Experts opine that this program could wind up bankrupting about 20 percent of California small businesses and could cost taxpayers upwards of $900 billion per year.

That's a combined cost of nearly $1.3 trillion, with approximately one-third of California small businesses going under - including all of the jobs created by those businesses - with the passage of just two bills!

Democrats have vowed that these bills will be presented in the new term, and with Republicans potentially losing seats in both houses of the Legislature, not even the governor's veto can prevent these bills from becoming law.

And that is likely just the beginning! Taxes will be raised on corporations, large or small, in order to make up for the ridiculous budget deficit created by the billions of dollars that will be poured into various social programs and government bureaucracies.

For those businesses that are not forced to close their doors due to higher taxes and lower profits, or end up moving to one of the 49 other more business-friendly states, consumers can count on those businesses passing along the tax liabilities through higher retail prices.

Now more than ever, it is essential for small business owners to be vocal with their concerns.
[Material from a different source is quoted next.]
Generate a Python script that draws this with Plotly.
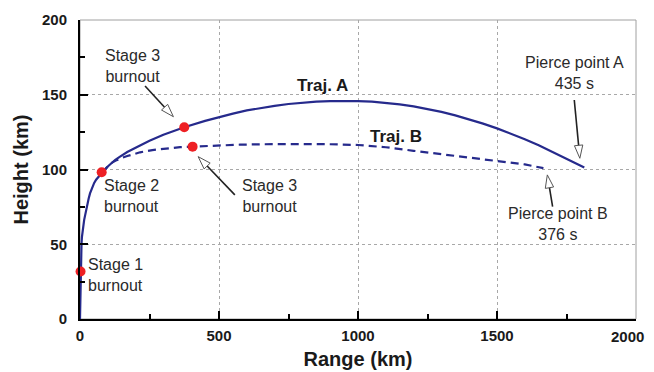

Call local politicians and demand that they consider your business, and others like yours, that could wind up leaving their district (along with the jobs you have created), if one of these so-called "Job Killer" bills is passed.

California voters could end up looking back at Nov. 4, 2008, not with the amazement generated by the election of America's first minority president and the excitement of "Change" and "Hope," but rather as the beginning of the end for small business in this state.

Brian Koegle is a local attorney. His column reflects his own views, not necessarily that of The Signal. "Right Here, Right Now" runs Mondays in The Signal and rotates among local Republican writers.